Now, coming to the Skype story- Skype became popular by providing voice and video calling services for free or for cheap to the mainstream consumers- especially in the international calling segment. The interface is simple and easy to use. The quality of voice and videos crisp. With Skype credits users can 'charge' their account and call anywhere in the world to any land-line or mobile number. Users could also forward their calls from their skype numbers to personal phones.

Skype is reasonably well established in the consumer as well as in the small and medium business world. With the acquisition of Skype MS gets this large consumer base and the opportunity to integrate Skype's technology with its existing platforms. For example, MS has a product called Lync which integrates email, IM and voice on to one platform. Skype can play a major role here.
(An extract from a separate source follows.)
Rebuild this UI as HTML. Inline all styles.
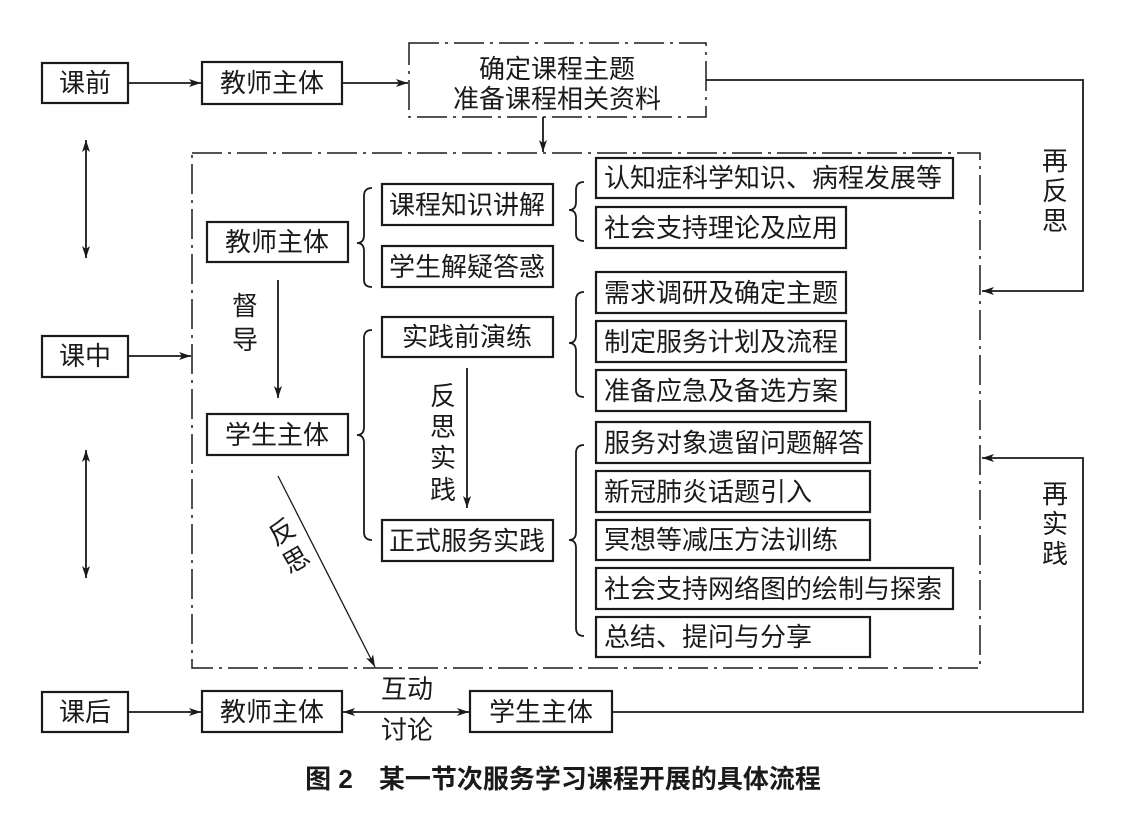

More importantly I see Skype playing a vital role in supporting MS's Windows Phone 7 OS. MS has been struggling to establish itself as a strong player in the mobile segment and Skype could be the answer, providing a little bit of an edge - and MS needs every little bit of the edge it can get.

One way to make this partnership work could be by using Skype on Windows enabled devices. Using Skype consumers could now make free or cheap calls (within and out of their network). While feasible, this comes with its own challenges of dealing with operators. In fact the way I see it, this strategy could be more successful out side of the US, such as in India, where the telecom markets are device driven and not operator (as in the US).

Given the history of MS though it will be interesting to watch if Skype actually makes it out of the "blackhole" once the deal is closed and it goes in for integration with MS's existing products (which is where I see Skype's true value to MS) or like its previous acquisitions Skype too will be consumed, and possibly painfully so, by the giant. Only time will tell.